In light of Bubba’s outing and a few emails from folks on the subject, I feel the need to address this anonymity business. If you think this is the post in which I come clean, divulge a lot of stuff and reveal my alter ego, forget about it. Fat chance that will ever happen prominently on my blog for a few reasons:
1 – I don’t want my name associated with this site merely due to the big pain in the ass it could be. I don’t want people Googling me up and finding this place. I don’t want to meet people about town and have this ‘oh, you’re that guy’ conversation. I don’t want to turn away potential clients or other business people with whom I may disagree.
2 – I have a lot of guns. I don’t want someone figuring that they could track me down, break into my home, and score some stolen weaponry.
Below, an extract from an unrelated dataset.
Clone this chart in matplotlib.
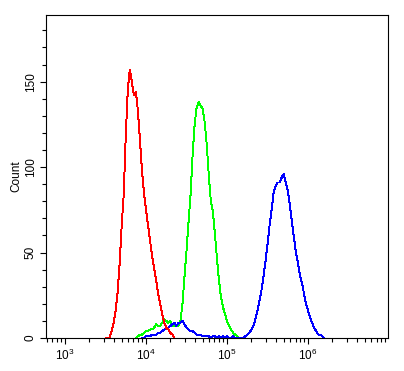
import numpy as np
import matplotlib
matplotlib.use("Agg")
import matplotlib.pyplot as plt
from matplotlib.ticker import FixedLocator, NullFormatter

plt.rcParams["font.family"] = ["Liberation Sans", "DejaVu Sans"]
plt.rcParams["font.size"] = 8.5

# histogram channels: log10 of first bin centre, bin width in decades
BIN_W = 0.025

RED_FIRST = 3.500
red = [0, 0, 0, 4, 9, 16, 27, 44, 66, 84, 118, 145, 157, 150, 142, 144, 133,
       116, 98, 85, 75, 66, 57, 48, 41, 34, 26, 20, 14, 9, 6, 5, 3, 2, 0]

GREEN_FIRST = 3.875
green = [0, 1, 2, 2, 3, 4, 4, 5, 5, 6, 8, 7, 7, 9, 11, 10, 9, 10, 7, 7, 7, 7,
         10, 20, 36, 51, 68, 84, 107, 125, 135, 138, 136, 134, 126, 113, 95,
         80, 74, 61, 47, 34, 24, 18, 14, 10, 7, 5, 3, 2, 1, 0, 0]

BLUE_FIRST = 3.950
blue = [0, 0, 1, 1, 1, 2, 2, 2, 3, 3, 4, 5, 5, 6, 7, 8, 9, 7, 9, 9, 10, 8, 6,
        5, 4, 4, 3, 2, 2, 2, 1, 1, 1, 1, 0, 1, 1, 0, 1, 0, 1, 0, 1, 0, 0, 1,
        0, 0, 0, 0, 0, 1, 2, 3, 5, 7, 11, 16, 22, 28, 36, 45, 55, 66, 75, 85,
        89, 91, 91, 94, 96, 91, 86, 78, 68, 59, 50, 44, 37, 32, 26, 20, 16, 12,
        9, 6, 4, 2, 2, 1, 0]

X_MAJOR = [1e3, 1e4, 1e5, 1e6]
X_LABELS = [r"$\mathregular{10^{3}}$", r"$\mathregular{10^{4}}$",
            r"$\mathregular{10^{5}}$", r"$\mathregular{10^{6}}$"]
Y_MAJOR = [0, 50, 100, 150]


def centres(first, counts):
    return 10 ** (first + BIN_W * np.arange(len(counts)))


fig = plt.figure(figsize=(4.04, 3.71), dpi=100)
ax = fig.add_axes([0.1139, 0.0889, 0.8472, 0.8706])

line_kw = dict(lw=0.7, antialiased=False)
ax.plot(centres(GREEN_FIRST, green), green, color="#00FF00", **line_kw)
ax.plot(centres(BLUE_FIRST, blue), blue, color="#0000FF", **line_kw)
ax.plot(centres(RED_FIRST, red), red, color="#FF0000", **line_kw)

ax.set_xscale("log")
ax.set_xlim(10 ** 2.766, 10 ** 6.99)
ax.set_ylim(0, 189)

ax.xaxis.set_major_locator(FixedLocator(X_MAJOR))
ax.set_xticklabels(X_LABELS)
minors = [m * 10 ** e for e in range(2, 7) for m in range(2, 10)]
ax.xaxis.set_minor_locator(FixedLocator(minors))
ax.xaxis.set_minor_formatter(NullFormatter())

ax.yaxis.set_major_locator(FixedLocator(Y_MAJOR))
ax.yaxis.set_minor_locator(FixedLocator(list(range(0, 190, 10))))

for s in ax.spines.values():
    s.set_linewidth(0.8)
ax.tick_params(which="major", length=4.3, width=0.8, pad=2.5)
ax.tick_params(which="minor", length=2.9, width=0.8)
ax.tick_params(axis="y", labelrotation=90)
for lab in ax.get_yticklabels():
    lab.set_va("center")

ax.set_ylabel("Count")
ax.yaxis.set_label_coords(-0.068, 0.5)

fig.savefig("out.png", dpi=100)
3 – I also, in the event I annoy the Hell out of someone, don’t want my family to feel the heat for this stuff.
People with this conception that I must be some anonymous shit-slinger out there hurling insults with no possibility of retribution who has something to hide are wrong. I try to keep it civil and clean and only occasionally call people idiots. I say nothing on this blog that I am ashamed of and I say nothing that I wouldn’t say to the faces of the people I criticize. Ask people who know me, I am pretty much an asshole in real life too. That said, there are plenty of people who know who I am (Bubba for one), including a local TeeVee guy. In the event I did something particularly stupid or grotesque, they could out me. I’m not completely anonymous but more pseudonymous.
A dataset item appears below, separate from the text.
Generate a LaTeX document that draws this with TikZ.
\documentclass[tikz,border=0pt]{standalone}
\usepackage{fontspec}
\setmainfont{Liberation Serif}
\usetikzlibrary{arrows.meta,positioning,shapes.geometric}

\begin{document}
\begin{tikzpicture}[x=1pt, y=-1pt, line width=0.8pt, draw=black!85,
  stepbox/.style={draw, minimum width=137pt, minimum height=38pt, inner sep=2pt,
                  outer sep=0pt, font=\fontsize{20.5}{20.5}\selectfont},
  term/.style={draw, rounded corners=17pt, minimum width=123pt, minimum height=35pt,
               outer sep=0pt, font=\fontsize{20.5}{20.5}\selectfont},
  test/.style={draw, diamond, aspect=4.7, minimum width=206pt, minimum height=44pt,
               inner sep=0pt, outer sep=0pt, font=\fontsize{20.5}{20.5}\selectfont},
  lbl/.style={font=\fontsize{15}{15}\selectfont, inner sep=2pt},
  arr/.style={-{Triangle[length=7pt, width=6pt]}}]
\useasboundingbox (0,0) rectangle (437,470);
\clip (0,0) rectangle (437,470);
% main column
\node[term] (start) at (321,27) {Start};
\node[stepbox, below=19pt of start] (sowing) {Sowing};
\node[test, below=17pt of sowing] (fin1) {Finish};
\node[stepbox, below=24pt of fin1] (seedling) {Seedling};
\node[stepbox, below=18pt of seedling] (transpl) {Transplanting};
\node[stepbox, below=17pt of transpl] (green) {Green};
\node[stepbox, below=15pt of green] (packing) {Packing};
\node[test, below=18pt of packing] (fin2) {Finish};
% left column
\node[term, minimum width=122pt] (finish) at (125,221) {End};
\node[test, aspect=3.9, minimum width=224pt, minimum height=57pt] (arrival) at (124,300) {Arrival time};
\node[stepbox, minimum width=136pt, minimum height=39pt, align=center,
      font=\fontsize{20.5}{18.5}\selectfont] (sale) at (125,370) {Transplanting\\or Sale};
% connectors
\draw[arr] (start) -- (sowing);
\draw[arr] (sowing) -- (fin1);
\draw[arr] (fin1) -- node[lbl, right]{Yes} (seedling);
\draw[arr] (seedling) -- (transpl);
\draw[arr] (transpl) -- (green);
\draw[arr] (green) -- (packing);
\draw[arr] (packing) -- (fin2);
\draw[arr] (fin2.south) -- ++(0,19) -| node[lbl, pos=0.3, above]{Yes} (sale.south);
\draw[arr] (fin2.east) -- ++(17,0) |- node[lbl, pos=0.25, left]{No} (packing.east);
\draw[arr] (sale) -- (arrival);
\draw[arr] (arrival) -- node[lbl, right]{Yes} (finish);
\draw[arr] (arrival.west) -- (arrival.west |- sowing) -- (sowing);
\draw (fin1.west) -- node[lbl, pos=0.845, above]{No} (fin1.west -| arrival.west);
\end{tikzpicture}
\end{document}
Les (who also knows me) makes a very good point:
Anyone thinking of blogging anonymously should think about this situation and how they’d handle it. If you’re not prepared to do what Bubba did and reveal your identity when it’s being used as leverage against you, then you shouldn’t blog anonymously.
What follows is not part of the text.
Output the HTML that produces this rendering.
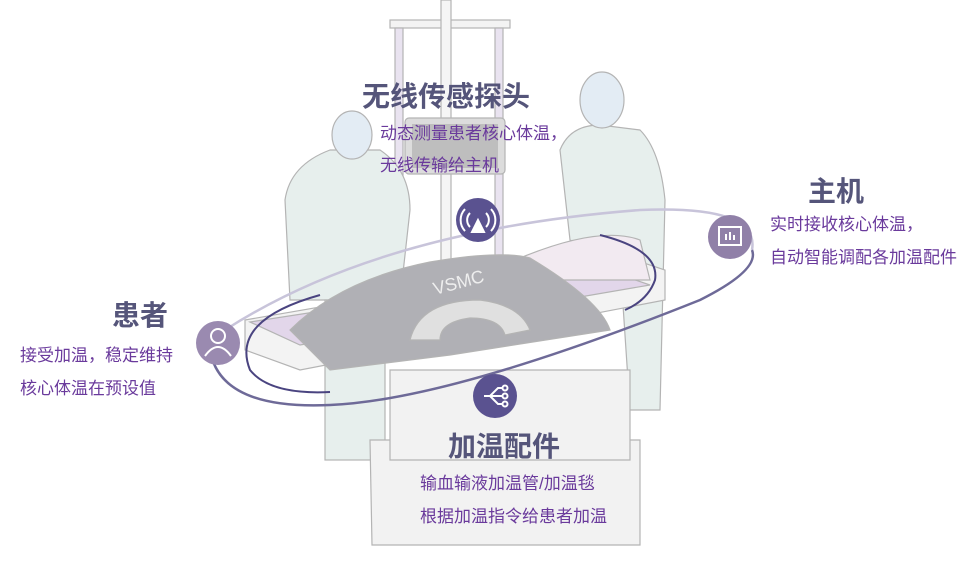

Indeed. But it wouldn’t be in a manner prominently displayed here. People who get criticized often (as in Bubba’s target in this instance) display a superiority complex over the fact that the person doing the criticizing is anonymous, as though that anonymity denotes a lack of credibility or something. Why? If someone is making legitimate points, address those points and not the fact you think some anonymous shit-slinger is hiding behind the keyboard flinging feces at you.
I noticed this in my pre-blog days when I commented over at the Metropulse’s blab. People would get snooty when I argued with them and fall back on the ‘oh yeah, well people know who I am.’ I don’t care who you are, I care about the point you’re making.
Or as Michael said:
I didn’t know until today who he is. But I know him through the quality of his blog. I could have found out. I know people who know him. I never asked who he is. I saw no compelling reason to out him. The question was even posed from time to time at the KNS whether we should try and out him, and the answer always came back to, “why?”
Also, let me alleviate this romanticized notion that I could potentially be someone important: I’m not. I’m just some regular Joe with a house in a subdivision. I’m nobody you’ve ever heard of. SayUncle is obviously not my real name. But SayUncle is very real and not going anywhere. I’m no coward and, in the event I get under your skin, drop me a line and we’ll talk. I got nothing to hide.